== Dataset section ==
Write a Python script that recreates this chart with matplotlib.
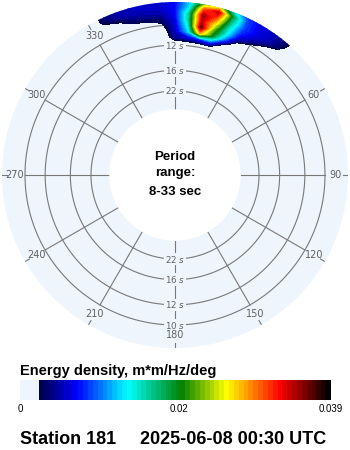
import numpy as np
import matplotlib
matplotlib.use("Agg")
import matplotlib.pyplot as plt
from matplotlib.colors import LinearSegmentedColormap, Normalize
from matplotlib.cm import ScalarMappable

# ---------------- data ----------------
dirs_deg = [-30, -25, -20, -15, -10, -5, 0, 5, 10, 15, 20, 25, 30, 35, 40, 45]
freqs_hz = [0.080, 0.085, 0.090, 0.095, 0.100, 0.105, 0.110, 0.115, 0.120]
# energy density in 1e-3 m*m/Hz/deg, one row per frequency
energy_milli = [
    [0, 0,   0,   0,   0,   0,   0,   0,  0,  0,  0,   0,   0,   0,   0,   0],
    [0, 0,   0,   0,   0,   0,   0.5, 0.5, 0.5, 0.3, 0, 0,   0,   0,   0,   0],
    [0, 0,   0,   0,   0,   0,   4.5, 6,  8,  10, 1.5, 0,   0,   0,   0,   0],
    [0, 0,   0,   0,   0,   0.5, 5.5, 12, 28, 20, 10,  1.0, 0,   0,   0,   0],
    [0, 0,   0,   0.5, 1.0, 1.8, 6.0, 14, 36, 22, 14,  5.5, 2.2, 0.8, 0,   0],
    [0, 0,   1.0, 2.2, 2.8, 3.4, 6.5, 16, 34, 26, 15,  8,   5.5, 2.0, 0.5, 0],
    [0, 1.5, 2.5, 4.2, 4.8, 5.0, 7.0, 16, 35, 30, 17,  9,   6.5, 5.0, 2.0, 0],
    [0, 3.0, 4.8, 5.4, 5.6, 5.8, 7.2, 13, 30, 34, 19,  9,   6.5, 5.5, 3.0, 0],
    [0, 3.5, 5.0, 5.6, 5.8, 6.0, 7.0, 12, 22, 24, 14,  8.5, 6.5, 5.5, 3.5, 0],
]
ring_periods = [10, 12, 16, 22]
spoke_deg = list(range(0, 360, 30))
deg_labels = ["0", "30", "60", "90", "120", "150", "180", "210", "240", "270", "300", "330"]
cbar_ticks = [0, 0.02, 0.039]
cbar_ticklabels = ["0", "0.02", "0.039"]
vmax = 0.039

# ---------------- style ----------------
BG = "#EEF5FD"
GRID = "#787878"
LBL = "#606060"
R_ORIGIN = -0.024
F_MIN = 1 / 33
F_MAX = 0.119

cmap = LinearSegmentedColormap.from_list(
    "wave",
    [(0.0, BG), (0.0624, BG), (0.0625, "#000050"), (0.18, "#0000FF"),
     (0.344, "#00FFFF"), (0.52, "#008000"), (0.666, "#FFFF00"),
     (0.84, "#FF0000"), (1.0, "#000000")],
    N=64,
)
norm = Normalize(0, vmax)

fig = plt.figure(figsize=(3.5, 4.5), dpi=100)
ax = fig.add_axes([2 / 350, 102 / 450, 346 / 350, 346 / 450], projection="polar")
ax.set_theta_zero_location("N")
ax.set_theta_direction(-1)
ax.set_rorigin(R_ORIGIN)
ax.set_ylim(F_MIN, F_MAX)
ax.set_xticks([])
ax.set_yticks([])
ax.grid(False)
for sp in ax.spines.values():
    sp.set_visible(False)
    sp.set_edgecolor("none")
    sp.set_linewidth(0)
ax.set_facecolor(BG)
ax.patch.set_edgecolor("none")

# grid rings and spokes
th = np.linspace(0, 2 * np.pi, 721)
for p in ring_periods:
    ax.plot(th, np.full_like(th, 1 / p), color=GRID, lw=0.8, zorder=1)
for d in spoke_deg:
    t = np.deg2rad(d)
    ax.plot([t, t], [F_MIN, 0.1], color=GRID, lw=0.8, zorder=1)
    ax.plot([t, t], [0.1149, F_MAX], color=GRID, lw=0.8, zorder=1)

for d, lab in zip(spoke_deg, deg_labels):
    ax.text(np.deg2rad(d), 0.1085, lab, ha="center", va="center",
            fontsize=7, color=LBL, zorder=1.7, family="DejaVu Sans")

for p in ring_periods:
    for t in (0, np.pi):
        ax.text(t, 1 / p, f"{p} $\\mathit{{s}}$", ha="center", va="center",
                fontsize=6.3, color=LBL, zorder=1.6, family="DejaVu Sans",
                bbox=dict(boxstyle="square,pad=0.08", fc=BG, ec="none"))

# energy blob
Z = np.array(energy_milli) * 1e-3
levels = np.linspace(0, vmax, 65)[4:]
ax.contourf(np.deg2rad(dirs_deg), freqs_hz, Z, levels=levels, cmap=cmap,
            norm=norm, zorder=3, extend="max")

# center text
fam = ["Liberation Sans", "DejaVu Sans"]
fig.text(0.5, 1 - 160 / 450, "Period", ha="center", va="baseline",
         fontsize=9.5, fontweight="bold", family=fam)
fig.text(0.5, 1 - 176 / 450, "range:", ha="center", va="baseline",
         fontsize=9.5, fontweight="bold", family=fam)
fig.text(0.5, 1 - 195 / 450, "8-33 sec", ha="center", va="baseline",
         fontsize=9.5, fontweight="bold", family=fam)

# colorbar
cax = fig.add_axes([20 / 350, 1 - 400 / 450, 311 / 350, 20 / 450])
cb = fig.colorbar(ScalarMappable(norm=norm, cmap=cmap), cax=cax,
                  orientation="horizontal", ticks=cbar_ticks)
cb.outline.set_visible(False)
cb.ax.set_xticklabels(cbar_ticklabels)
cb.ax.tick_params(length=0, pad=3, labelsize=7)
for tl in cb.ax.get_xticklabels():
    tl.set_family(fam)

fig.text(20 / 350, 1 - 375 / 450, "Energy density, m*m/Hz/deg", ha="left",
         va="baseline", fontsize=10.5, fontweight="bold", family=fam)
fig.text(20 / 350, 1 - 444 / 450, "Station 181", ha="left", va="baseline",
         fontsize=13, fontweight="bold", family=fam)
fig.text(140 / 350, 1 - 444 / 450, "2025-06-08 00:30 UTC", ha="left",
         va="baseline", fontsize=13, fontweight="bold", family=fam)

fig.savefig("out.png", dpi=100, facecolor="white")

== Task to complete ==
Keep the pictures out of the copy and return the rest of the data above exactly.

== Task answer ==
Write a Python script that recreates this chart with matplotlib.
import numpy as np
import matplotlib
matplotlib.use("Agg")
import matplotlib.pyplot as plt
from matplotlib.colors import LinearSegmentedColormap, Normalize
from matplotlib.cm import ScalarMappable

# ---------------- data ----------------
dirs_deg = [-30, -25, -20, -15, -10, -5, 0, 5, 10, 15, 20, 25, 30, 35, 40, 45]
freqs_hz = [0.080, 0.085, 0.090, 0.095, 0.100, 0.105, 0.110, 0.115, 0.120]
# energy density in 1e-3 m*m/Hz/deg, one row per frequency
energy_milli = [
    [0, 0,   0,   0,   0,   0,   0,   0,  0,  0,  0,   0,   0,   0,   0,   0],
    [0, 0,   0,   0,   0,   0,   0.5, 0.5, 0.5, 0.3, 0, 0,   0,   0,   0,   0],
    [0, 0,   0,   0,   0,   0,   4.5, 6,  8,  10, 1.5, 0,   0,   0,   0,   0],
    [0, 0,   0,   0,   0,   0.5, 5.5, 12, 28, 20, 10,  1.0, 0,   0,   0,   0],
    [0, 0,   0,   0.5, 1.0, 1.8, 6.0, 14, 36, 22, 14,  5.5, 2.2, 0.8, 0,   0],
    [0, 0,   1.0, 2.2, 2.8, 3.4, 6.5, 16, 34, 26, 15,  8,   5.5, 2.0, 0.5, 0],
    [0, 1.5, 2.5, 4.2, 4.8, 5.0, 7.0, 16, 35, 30, 17,  9,   6.5, 5.0, 2.0, 0],
    [0, 3.0, 4.8, 5.4, 5.6, 5.8, 7.2, 13, 30, 34, 19,  9,   6.5, 5.5, 3.0, 0],
    [0, 3.5, 5.0, 5.6, 5.8, 6.0, 7.0, 12, 22, 24, 14,  8.5, 6.5, 5.5, 3.5, 0],
]
ring_periods = [10, 12, 16, 22]
spoke_deg = list(range(0, 360, 30))
deg_labels = ["0", "30", "60", "90", "120", "150", "180", "210", "240", "270", "300", "330"]
cbar_ticks = [0, 0.02, 0.039]
cbar_ticklabels = ["0", "0.02", "0.039"]
vmax = 0.039

# ---------------- style ----------------
BG = "#EEF5FD"
GRID = "#787878"
LBL = "#606060"
R_ORIGIN = -0.024
F_MIN = 1 / 33
F_MAX = 0.119

cmap = LinearSegmentedColormap.from_list(
    "wave",
    [(0.0, BG), (0.0624, BG), (0.0625, "#000050"), (0.18, "#0000FF"),
     (0.344, "#00FFFF"), (0.52, "#008000"), (0.666, "#FFFF00"),
     (0.84, "#FF0000"), (1.0, "#000000")],
    N=64,
)
norm = Normalize(0, vmax)

fig = plt.figure(figsize=(3.5, 4.5), dpi=100)
ax = fig.add_axes([2 / 350, 102 / 450, 346 / 350, 346 / 450], projection="polar")
ax.set_theta_zero_location("N")
ax.set_theta_direction(-1)
ax.set_rorigin(R_ORIGIN)
ax.set_ylim(F_MIN, F_MAX)
ax.set_xticks([])
ax.set_yticks([])
ax.grid(False)
for sp in ax.spines.values():
    sp.set_visible(False)
    sp.set_edgecolor("none")
    sp.set_linewidth(0)
ax.set_facecolor(BG)
ax.patch.set_edgecolor("none")

# grid rings and spokes
th = np.linspace(0, 2 * np.pi, 721)
for p in ring_periods:
    ax.plot(th, np.full_like(th, 1 / p), color=GRID, lw=0.8, zorder=1)
for d in spoke_deg:
    t = np.deg2rad(d)
    ax.plot([t, t], [F_MIN, 0.1], color=GRID, lw=0.8, zorder=1)
    ax.plot([t, t], [0.1149, F_MAX], color=GRID, lw=0.8, zorder=1)

for d, lab in zip(spoke_deg, deg_labels):
    ax.text(np.deg2rad(d), 0.1085, lab, ha="center", va="center",
            fontsize=7, color=LBL, zorder=1.7, family="DejaVu Sans")

for p in ring_periods:
    for t in (0, np.pi):
        ax.text(t, 1 / p, f"{p} $\\mathit{{s}}$", ha="center", va="center",
                fontsize=6.3, color=LBL, zorder=1.6, family="DejaVu Sans",
                bbox=dict(boxstyle="square,pad=0.08", fc=BG, ec="none"))

# energy blob
Z = np.array(energy_milli) * 1e-3
levels = np.linspace(0, vmax, 65)[4:]
ax.contourf(np.deg2rad(dirs_deg), freqs_hz, Z, levels=levels, cmap=cmap,
            norm=norm, zorder=3, extend="max")

# center text
fam = ["Liberation Sans", "DejaVu Sans"]
fig.text(0.5, 1 - 160 / 450, "Period", ha="center", va="baseline",
         fontsize=9.5, fontweight="bold", family=fam)
fig.text(0.5, 1 - 176 / 450, "range:", ha="center", va="baseline",
         fontsize=9.5, fontweight="bold", family=fam)
fig.text(0.5, 1 - 195 / 450, "8-33 sec", ha="center", va="baseline",
         fontsize=9.5, fontweight="bold", family=fam)

# colorbar
cax = fig.add_axes([20 / 350, 1 - 400 / 450, 311 / 350, 20 / 450])
cb = fig.colorbar(ScalarMappable(norm=norm, cmap=cmap), cax=cax,
                  orientation="horizontal", ticks=cbar_ticks)
cb.outline.set_visible(False)
cb.ax.set_xticklabels(cbar_ticklabels)
cb.ax.tick_params(length=0, pad=3, labelsize=7)
for tl in cb.ax.get_xticklabels():
    tl.set_family(fam)

fig.text(20 / 350, 1 - 375 / 450, "Energy density, m*m/Hz/deg", ha="left",
         va="baseline", fontsize=10.5, fontweight="bold", family=fam)
fig.text(20 / 350, 1 - 444 / 450, "Station 181", ha="left", va="baseline",
         fontsize=13, fontweight="bold", family=fam)
fig.text(140 / 350, 1 - 444 / 450, "2025-06-08 00:30 UTC", ha="left",
         va="baseline", fontsize=13, fontweight="bold", family=fam)

fig.savefig("out.png", dpi=100, facecolor="white")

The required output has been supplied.